The UK-based Syrian Observatory for Human Rights (SOHR) said at the weekend that at least 745 civilians belonging to Syria’s Alawite minority were killed in two days of clashes between security forces and fighters loyal to the ousted regime of Bashar al-Assad in the Latakia province.
U.S. Secretary of State Marco Rubio urged Syria's interim authorities to hold accountable the "radical Islamist terrorists, including foreign jihadis" who have committed "massacres against Syria’s minority communities" in recent days.
"The United States stands with Syria's religious and ethnic minorities," Rubio said in a statement.
The Aleppo-based Armenian-language newspaper Kantsasar reported that two Syrian Armenians are among the civilian victims. It said Antoine Boutros and his son Faty were shot dead just outside the coastal city of Latakia.
The Armenian Foreign Ministry said, however, that there have been no Armenian casualties in the worst outbreak of violence in Syria since the fall of Assad’s regime.

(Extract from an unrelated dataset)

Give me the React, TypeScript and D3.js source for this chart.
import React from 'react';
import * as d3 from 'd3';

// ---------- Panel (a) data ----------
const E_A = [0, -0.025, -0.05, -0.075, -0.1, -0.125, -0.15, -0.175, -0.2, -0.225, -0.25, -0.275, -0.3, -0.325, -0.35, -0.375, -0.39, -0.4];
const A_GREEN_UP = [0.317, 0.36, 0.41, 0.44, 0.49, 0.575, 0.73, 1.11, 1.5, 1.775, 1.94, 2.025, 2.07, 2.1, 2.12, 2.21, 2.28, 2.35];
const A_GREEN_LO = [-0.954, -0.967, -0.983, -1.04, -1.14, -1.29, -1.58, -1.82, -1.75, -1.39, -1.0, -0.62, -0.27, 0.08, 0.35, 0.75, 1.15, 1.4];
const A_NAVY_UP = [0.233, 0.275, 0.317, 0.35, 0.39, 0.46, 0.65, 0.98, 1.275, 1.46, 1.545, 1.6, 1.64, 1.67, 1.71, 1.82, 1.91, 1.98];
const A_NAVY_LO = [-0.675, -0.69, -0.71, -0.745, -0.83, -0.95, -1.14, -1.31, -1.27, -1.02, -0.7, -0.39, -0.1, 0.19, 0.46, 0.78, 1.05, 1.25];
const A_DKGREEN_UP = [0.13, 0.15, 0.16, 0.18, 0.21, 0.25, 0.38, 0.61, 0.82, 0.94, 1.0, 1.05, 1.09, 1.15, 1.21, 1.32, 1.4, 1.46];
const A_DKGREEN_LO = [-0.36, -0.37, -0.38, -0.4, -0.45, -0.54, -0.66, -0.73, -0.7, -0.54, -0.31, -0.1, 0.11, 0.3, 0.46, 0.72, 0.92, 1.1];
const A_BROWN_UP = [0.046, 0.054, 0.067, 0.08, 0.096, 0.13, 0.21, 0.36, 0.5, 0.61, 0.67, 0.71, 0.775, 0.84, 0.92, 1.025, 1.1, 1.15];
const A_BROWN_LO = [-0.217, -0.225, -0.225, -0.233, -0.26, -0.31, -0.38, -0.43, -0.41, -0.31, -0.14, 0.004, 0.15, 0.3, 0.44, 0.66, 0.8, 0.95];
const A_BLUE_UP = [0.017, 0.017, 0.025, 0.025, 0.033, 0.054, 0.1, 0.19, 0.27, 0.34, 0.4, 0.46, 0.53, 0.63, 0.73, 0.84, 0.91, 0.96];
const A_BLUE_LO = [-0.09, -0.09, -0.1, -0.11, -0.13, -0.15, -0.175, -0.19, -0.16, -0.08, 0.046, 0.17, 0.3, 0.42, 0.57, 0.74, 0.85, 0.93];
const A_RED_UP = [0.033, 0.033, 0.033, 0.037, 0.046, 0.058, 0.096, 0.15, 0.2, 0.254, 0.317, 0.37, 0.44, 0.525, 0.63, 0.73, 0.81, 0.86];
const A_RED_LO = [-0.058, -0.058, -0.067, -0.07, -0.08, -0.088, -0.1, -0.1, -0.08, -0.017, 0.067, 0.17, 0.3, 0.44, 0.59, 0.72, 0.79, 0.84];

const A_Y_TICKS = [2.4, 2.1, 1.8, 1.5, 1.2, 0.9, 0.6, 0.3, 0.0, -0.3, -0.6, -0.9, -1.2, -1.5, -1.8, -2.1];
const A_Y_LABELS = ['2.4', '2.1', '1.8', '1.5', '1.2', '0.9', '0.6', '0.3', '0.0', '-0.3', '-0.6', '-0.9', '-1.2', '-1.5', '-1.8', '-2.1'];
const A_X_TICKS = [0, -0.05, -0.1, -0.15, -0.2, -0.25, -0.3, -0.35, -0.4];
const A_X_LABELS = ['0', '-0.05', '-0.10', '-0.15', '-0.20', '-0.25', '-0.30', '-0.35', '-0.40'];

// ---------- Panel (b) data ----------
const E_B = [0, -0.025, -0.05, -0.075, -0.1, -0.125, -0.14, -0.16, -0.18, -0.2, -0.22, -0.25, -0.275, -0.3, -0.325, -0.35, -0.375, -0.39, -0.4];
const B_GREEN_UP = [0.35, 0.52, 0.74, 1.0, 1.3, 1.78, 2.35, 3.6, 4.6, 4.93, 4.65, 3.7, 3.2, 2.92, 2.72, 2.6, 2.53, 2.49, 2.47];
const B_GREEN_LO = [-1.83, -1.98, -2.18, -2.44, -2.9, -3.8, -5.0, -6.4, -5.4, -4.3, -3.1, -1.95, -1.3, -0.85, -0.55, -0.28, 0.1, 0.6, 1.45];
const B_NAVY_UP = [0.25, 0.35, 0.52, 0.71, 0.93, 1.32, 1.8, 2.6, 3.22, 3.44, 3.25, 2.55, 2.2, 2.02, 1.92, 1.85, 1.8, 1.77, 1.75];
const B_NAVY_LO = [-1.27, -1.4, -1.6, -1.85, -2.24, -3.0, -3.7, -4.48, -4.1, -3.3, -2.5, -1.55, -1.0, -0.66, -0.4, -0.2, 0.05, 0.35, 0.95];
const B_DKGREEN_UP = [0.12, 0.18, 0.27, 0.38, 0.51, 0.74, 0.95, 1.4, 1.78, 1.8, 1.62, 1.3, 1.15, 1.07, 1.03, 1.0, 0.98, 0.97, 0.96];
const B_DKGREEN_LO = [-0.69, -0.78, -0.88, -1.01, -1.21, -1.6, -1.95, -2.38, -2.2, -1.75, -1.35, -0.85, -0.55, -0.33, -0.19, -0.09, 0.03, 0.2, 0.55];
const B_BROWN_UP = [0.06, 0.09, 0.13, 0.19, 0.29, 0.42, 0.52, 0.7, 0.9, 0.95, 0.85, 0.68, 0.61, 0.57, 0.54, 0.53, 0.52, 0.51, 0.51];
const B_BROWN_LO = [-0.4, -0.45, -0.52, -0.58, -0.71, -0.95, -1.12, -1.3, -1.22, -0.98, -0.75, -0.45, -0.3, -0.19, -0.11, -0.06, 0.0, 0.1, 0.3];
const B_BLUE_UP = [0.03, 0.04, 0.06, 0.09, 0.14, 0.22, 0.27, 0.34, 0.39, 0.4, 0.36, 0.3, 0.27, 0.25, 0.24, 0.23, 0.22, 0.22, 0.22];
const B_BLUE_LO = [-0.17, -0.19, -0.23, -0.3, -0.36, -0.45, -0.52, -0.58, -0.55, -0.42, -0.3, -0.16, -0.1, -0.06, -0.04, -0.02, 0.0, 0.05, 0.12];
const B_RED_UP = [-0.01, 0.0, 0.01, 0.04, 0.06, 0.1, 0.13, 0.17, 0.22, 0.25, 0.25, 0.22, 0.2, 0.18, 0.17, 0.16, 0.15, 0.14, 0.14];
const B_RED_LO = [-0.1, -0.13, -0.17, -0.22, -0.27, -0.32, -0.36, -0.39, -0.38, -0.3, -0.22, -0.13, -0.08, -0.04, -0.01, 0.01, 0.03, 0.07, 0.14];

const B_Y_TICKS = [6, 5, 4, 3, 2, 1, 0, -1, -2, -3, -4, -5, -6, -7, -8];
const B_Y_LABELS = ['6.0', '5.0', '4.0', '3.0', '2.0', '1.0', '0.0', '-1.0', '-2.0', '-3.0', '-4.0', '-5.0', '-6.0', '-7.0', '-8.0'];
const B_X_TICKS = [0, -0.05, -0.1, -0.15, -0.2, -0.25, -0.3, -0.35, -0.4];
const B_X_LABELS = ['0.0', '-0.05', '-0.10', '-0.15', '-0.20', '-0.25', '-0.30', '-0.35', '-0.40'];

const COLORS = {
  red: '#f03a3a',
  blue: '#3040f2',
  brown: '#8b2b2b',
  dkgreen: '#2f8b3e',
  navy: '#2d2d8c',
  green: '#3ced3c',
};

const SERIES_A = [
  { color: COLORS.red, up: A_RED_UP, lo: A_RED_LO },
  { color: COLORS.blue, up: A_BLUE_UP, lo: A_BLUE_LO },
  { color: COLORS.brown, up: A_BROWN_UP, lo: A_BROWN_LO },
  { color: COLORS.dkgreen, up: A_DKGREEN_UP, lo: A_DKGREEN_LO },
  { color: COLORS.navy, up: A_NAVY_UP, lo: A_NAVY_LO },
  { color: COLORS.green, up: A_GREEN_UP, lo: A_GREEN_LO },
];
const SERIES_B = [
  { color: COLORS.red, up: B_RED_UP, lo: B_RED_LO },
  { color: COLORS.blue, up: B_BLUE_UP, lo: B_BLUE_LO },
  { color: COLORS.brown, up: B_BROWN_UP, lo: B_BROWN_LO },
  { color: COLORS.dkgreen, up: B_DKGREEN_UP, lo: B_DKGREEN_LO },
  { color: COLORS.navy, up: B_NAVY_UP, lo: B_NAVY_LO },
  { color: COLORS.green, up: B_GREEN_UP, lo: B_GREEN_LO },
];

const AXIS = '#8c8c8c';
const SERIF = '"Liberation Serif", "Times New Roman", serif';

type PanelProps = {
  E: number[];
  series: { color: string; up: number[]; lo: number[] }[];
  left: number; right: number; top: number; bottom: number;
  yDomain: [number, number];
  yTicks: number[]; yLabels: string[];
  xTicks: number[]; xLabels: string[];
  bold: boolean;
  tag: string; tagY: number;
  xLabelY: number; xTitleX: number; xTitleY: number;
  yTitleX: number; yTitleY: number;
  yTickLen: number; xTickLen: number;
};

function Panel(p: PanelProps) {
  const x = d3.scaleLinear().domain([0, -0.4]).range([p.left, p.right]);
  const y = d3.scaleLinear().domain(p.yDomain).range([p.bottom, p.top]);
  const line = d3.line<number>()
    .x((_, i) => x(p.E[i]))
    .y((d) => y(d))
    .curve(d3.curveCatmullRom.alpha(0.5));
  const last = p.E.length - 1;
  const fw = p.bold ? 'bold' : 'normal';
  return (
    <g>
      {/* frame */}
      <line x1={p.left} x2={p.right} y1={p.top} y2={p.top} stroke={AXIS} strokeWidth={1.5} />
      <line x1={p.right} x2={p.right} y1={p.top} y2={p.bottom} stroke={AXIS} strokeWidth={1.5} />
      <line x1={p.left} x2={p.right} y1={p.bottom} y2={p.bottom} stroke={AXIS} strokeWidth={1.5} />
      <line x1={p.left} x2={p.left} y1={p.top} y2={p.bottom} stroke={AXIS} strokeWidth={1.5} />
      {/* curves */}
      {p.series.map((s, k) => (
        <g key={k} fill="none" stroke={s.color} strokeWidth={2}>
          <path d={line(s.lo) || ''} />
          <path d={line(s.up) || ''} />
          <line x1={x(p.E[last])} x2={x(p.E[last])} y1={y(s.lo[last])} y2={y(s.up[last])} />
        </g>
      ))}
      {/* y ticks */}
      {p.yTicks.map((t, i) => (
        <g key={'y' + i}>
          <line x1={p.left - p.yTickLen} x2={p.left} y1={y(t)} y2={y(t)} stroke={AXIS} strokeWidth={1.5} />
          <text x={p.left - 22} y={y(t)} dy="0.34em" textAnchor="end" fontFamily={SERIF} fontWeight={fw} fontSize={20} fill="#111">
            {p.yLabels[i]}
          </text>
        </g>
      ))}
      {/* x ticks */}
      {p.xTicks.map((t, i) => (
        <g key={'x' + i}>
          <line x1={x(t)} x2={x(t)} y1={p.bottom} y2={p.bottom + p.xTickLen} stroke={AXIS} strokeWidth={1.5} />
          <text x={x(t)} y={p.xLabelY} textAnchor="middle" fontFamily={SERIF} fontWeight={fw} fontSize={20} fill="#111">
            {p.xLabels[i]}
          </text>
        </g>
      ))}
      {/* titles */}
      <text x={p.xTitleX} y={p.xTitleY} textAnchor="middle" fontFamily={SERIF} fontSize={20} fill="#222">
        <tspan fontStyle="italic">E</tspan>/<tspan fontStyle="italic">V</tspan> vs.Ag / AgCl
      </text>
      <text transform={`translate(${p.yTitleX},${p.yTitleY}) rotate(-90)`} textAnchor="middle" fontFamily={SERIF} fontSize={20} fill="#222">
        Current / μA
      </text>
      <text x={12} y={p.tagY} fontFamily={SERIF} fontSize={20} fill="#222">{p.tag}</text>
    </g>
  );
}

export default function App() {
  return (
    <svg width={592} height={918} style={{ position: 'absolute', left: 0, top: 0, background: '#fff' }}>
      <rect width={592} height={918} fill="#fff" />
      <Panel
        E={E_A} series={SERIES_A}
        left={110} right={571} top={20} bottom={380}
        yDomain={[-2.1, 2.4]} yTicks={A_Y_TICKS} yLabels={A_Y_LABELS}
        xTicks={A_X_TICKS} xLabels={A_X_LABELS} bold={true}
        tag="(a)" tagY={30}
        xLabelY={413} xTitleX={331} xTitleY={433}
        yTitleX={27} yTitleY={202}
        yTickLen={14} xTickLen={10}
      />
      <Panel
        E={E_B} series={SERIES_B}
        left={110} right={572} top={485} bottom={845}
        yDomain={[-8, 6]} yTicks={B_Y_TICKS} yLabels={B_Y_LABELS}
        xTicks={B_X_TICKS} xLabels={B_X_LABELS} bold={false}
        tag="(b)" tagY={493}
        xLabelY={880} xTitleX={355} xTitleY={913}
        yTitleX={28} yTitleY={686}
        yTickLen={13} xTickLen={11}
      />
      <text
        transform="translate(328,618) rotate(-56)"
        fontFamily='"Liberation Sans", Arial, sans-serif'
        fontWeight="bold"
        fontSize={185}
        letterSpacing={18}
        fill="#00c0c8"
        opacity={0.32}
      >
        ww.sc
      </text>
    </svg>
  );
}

“The Consulate General of the Republic of Armenia in Aleppo is in contact with local authorities and community structures,” it said in a statement to RFE/RL’s Armenian Service. “In recent days, there has been no change in the content of applications addressed to the Consulate by Armenian citizens: they mainly concerned current consular issues.”
An Armenian church in Latakia cancelled a Sunday mass. Hagop Altunian, a former Latakia resident who moved to Armenia years ago, said his relatives and friends living in the area have told him that they now live in fear.

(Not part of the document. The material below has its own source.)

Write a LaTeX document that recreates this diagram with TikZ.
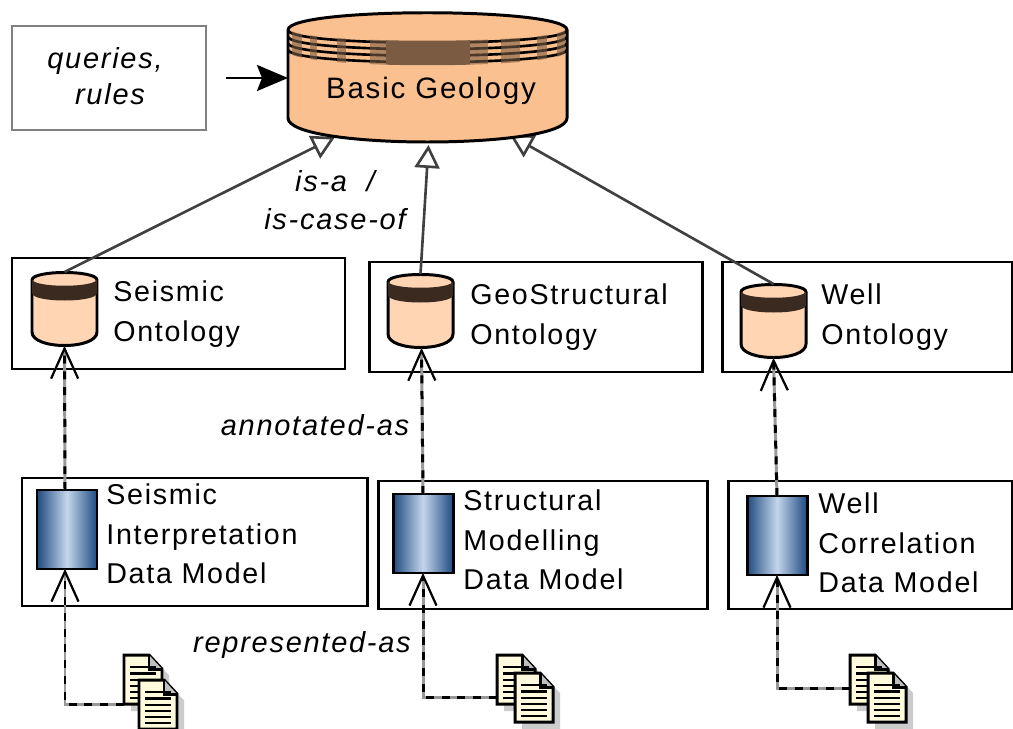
\documentclass[tikz,border=0pt]{standalone}
\usepackage{fontspec}
\setmainfont{Liberation Sans}[LetterSpace=6]
\usetikzlibrary{arrows.meta,fit,calc}
\definecolor{drumbig}{HTML}{FBC08F}
\definecolor{drumsmall}{HTML}{FFD5B4}
\definecolor{bandbrown}{HTML}{7B5C43}
\definecolor{banddark}{HTML}{3B2A20}
\definecolor{cyldark}{HTML}{1F4A80}
\definecolor{cyllight}{HTML}{C3D6EC}
\definecolor{docpaper}{HTML}{FFFBDC}
\tikzset{
	box/.style={draw=black, line width=1.7pt, inner sep=0pt, outer sep=0pt},
	hidden/.style={inner sep=0pt, outer sep=0pt},
	lbl/.style={font=\fontsize{16.3}{22.6}\selectfont, align=left, inner sep=0pt},
	tag/.style={font=\itshape\fontsize{16.5}{22}\selectfont, align=center, inner sep=0pt},
	isa/.style={draw=black!75, line width=1.5pt, -{Triangle[open,fill=white,length=0.46cm,width=0.5cm]}},
	link/.style={draw=black!40, line width=1.7pt, -{Straight Barb[length=0.6cm,width=0.54cm,line width=1.2pt]},
		postaction={draw=black, dash pattern=on 4.5pt off 4.5pt}},
}
% small drum, #1 name, #2 left, #3 top
\newcommand{\smalldrum}[3]{
	\begin{scope}[shift={(#2,#3)}]
	\node[hidden,fit={(0,0) (65,74)}] (#1) {};
	\path[draw=black,fill=drumsmall,line width=1.7pt] (0,8) .. controls (0,-2) and (65,-2) .. (65,8)
		-- (65,60) .. controls (65,78) and (0,78) .. (0,60) -- cycle;
	\fill[banddark] (0,7) .. controls (0,16) and (65,16) .. (65,7)
		-- (65,21) .. controls (65,31) and (0,31) .. (0,21) -- cycle;
	\end{scope}
}
% data model cylinder
\newcommand{\bluecyl}[3]{
	\node[box,left color=cyldark,right color=cyldark,middle color=cyllight,fit={(#2,#3) ($(#2,#3)+(60,79)$)}] (#1) {};
}
% file icon, #1 name, #2 left, #3 top
\newcommand{\docpage}[3]{
	\begin{scope}[shift={(#2,#3)}]
	\fill[black!20] (7,7) -- (32,7) -- (45,20) -- (45,56) -- (7,56) -- cycle;
	\node[hidden,fit={(0,0) (38,49)}] (#1) {};
	\path[draw=black,fill=docpaper,line width=1.7pt] (0,0) -- (25,0) -- (38,14) -- (38,49) -- (0,49) -- cycle;
	\fill[black!25] (25,0) -- (38,14) -- (25,14) -- cycle;
	\draw[black,line width=1.7pt] (25,0) -- (25,14) -- (38,14);
	\foreach \ly in {12,18.5,25,31,37,43}
		\draw[black,line width=1.5pt] (6,\ly) -- (32,\ly);
	\end{scope}
}

\begin{document}
\begin{tikzpicture}[x=0.02cm,y=-0.02cm]
\useasboundingbox (0,0) rectangle (1013,729);

% boxes
\node[box,draw=black!50,fit={(12,26) (206,130)}] (queries) {};
\node[box,fit={(12,258) (345,369)}] (seismicbox) {};
\node[box,fit={(369,262) (702,372)}] (geobox) {};
\node[box,fit={(722,262) (1012,372)}] (wellbox) {};
\node[box,fit={(22,478) (367,606)}] (seismicmodel) {};
\node[box,fit={(378,481) (707,609)}] (geomodel) {};
\node[box,fit={(728,481) (1012,609)}] (wellmodel) {};

\smalldrum{seismicdrum}{32}{272}
\smalldrum{geodrum}{388}{274}
\smalldrum{welldrum}{741}{284}

\bluecyl{seismiccyl}{37}{490}
\bluecyl{geocyl}{393}{494}
\bluecyl{wellcyl}{747}{496}

% files
\docpage{seismicdocA}{124}{655}
\docpage{seismicdocB}{139}{680}
\docpage{geodocA}{497}{655}
\docpage{geodocB}{515}{673}
\docpage{welldocA}{850}{655}
\docpage{welldocB}{868}{673}

% is-a arrows go below the big drum
\node[hidden,fit={(288,13) (567,142)}] (basic) {};
\draw[isa] (seismicdrum.north) -- ([xshift=-1.85cm,yshift=0.1cm]basic.south);
\draw[isa] (geodrum.north) -- ([xshift=0.02cm,yshift=-0.06cm]basic.south);
\draw[isa] (welldrum.north) -- ([xshift=1.65cm,yshift=0.14cm]basic.south);

% big drum
\path[draw=black,fill=drumbig,line width=1.7pt] (288,30) .. controls (288,7) and (567,7) .. (567,30)
	-- (567,118) .. controls (567,150) and (288,150) .. (288,118) -- cycle;
\foreach \oy in {0,6.5,13,19.5}
	\draw[black,line width=1.5pt] (288,30+\oy) .. controls (288,47+\oy) and (567,47+\oy) .. (567,30+\oy);
\begin{scope}
	\clip (288,28) .. controls (288,45) and (567,45) .. (567,28) -- (567,51) .. controls (567,70) and (288,70) .. (288,51) -- cycle;
	\foreach \xa/\xb in {292/302,310/317,337/346,370/386,470/488,501/520,537/547,557/565}
		\fill[bandbrown,opacity=0.6] (\xa,20) rectangle (\xb,70);
	\fill[bandbrown] (386,20) rectangle (470,70);
\end{scope}
\node[font=\fontsize{16.8}{22}\selectfont,inner sep=0pt] (basiclbl) at (431,91) {Basic Geology};

\draw[-{Stealth[length=0.62cm,width=0.52cm,inset=0.1cm]},line width=1.5pt,shorten <=0.4cm] (queries.east) -- (basic.west |- queries.east);

% dashed links
\draw[link] (seismicmodel.north -| seismiccyl.north) ++(-2,12) -- (seismicdrum.south);
\draw[link] (geocyl.north) -- ([xshift=0.02cm]geodrum.south);
\draw[link] (wellcyl.north) -- (welldrum.south);
\draw[link] (seismicdocA.south west) -| ([xshift=-0.04cm]seismiccyl.south);
\draw[link] ([yshift=0.14cm]geodocA.south west) -| (geocyl.south);
\draw[link] ([yshift=0.32cm]welldocA.south west) -| (wellcyl.south);

% texts
\node[tag] (querieslbl) at (105,76) {queries,\\[-0.04cm] \hspace*{0.2cm}rules};
\node[tag] (isalbl) at (335,200) {is-a~ /\\ is-case-of};
\node[tag] (annotlbl) at (315,425) {annotated-as};
\node[tag] (reprlbl) at (302,645) {represented-as};
\node[lbl,anchor=west] (seismiclbl) at (113,314) {Seismic\\Ontology};
\node[lbl,anchor=west] (geolbl) at (470,317) {GeoStructural\\Ontology};
\node[lbl,anchor=west] (welllbl) at (821,317) {Well\\Ontology};
\node[lbl,anchor=west] (seismicmodellbl) at (106,534) {Seismic\\Interpretation\\Data Model};
\node[lbl,anchor=west] (geomodellbl) at (463,540) {Structural\\Modelling\\Data Model};
\node[lbl,anchor=west] (wellmodellbl) at (818,543) {Well\\Correlation\\Data Model};
\end{tikzpicture}
\end{document}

“They don’t leave their homes because they are scared,” Altunian told RFE/RL’s Armenian Service on Monday. “They are even scared of talking by phone. Things are very tough for the local people. The Christians are in trouble.”
In an Arabic-language voice message, a friend of Altunian living in a local village told him that he and his family are hiding in a forest because they have heard that government forces killed 233 residents of a neighboring community.
Dalida Kahejian, another Syrian Armenian now based in Yerevan, on Sunday again spoke by phone with her daughter living in Kessab, another coastal town in the Syrian province.
“She has no electricity and their schools and churches are closed … They are thinking about getting out [of the country,] but they don’t have valid passports right now,” said Kahejian.
The Armenian government’s domestic critics have renewed their calls for official Yerevan to organize or facilitate the evacuation of Syrian Armenians.
Many in Armenia already voiced concerns about the security of the Armenian community when the Hayat Tahrir al-Sham (HTS) Islamist militant group swept to power in December. The new Syrian government formed by it assured the remaining Syrian Armenians and other minorities that their security and rights will be protected.
There were no signs of a serious Armenian exodus from Syria before the reported massacres in Latakia. An Armenian deputy foreign minister visited Damascus in January.
An estimated 80,000 ethnic Armenians, most of them descendants of survivors of the 1915 Armenian genocide in Ottoman Turkey, lived in Syria before the outbreak of its civil war in 2011. At least half of them reportedly fled the country during the war. Thousands took refuge in Armenia.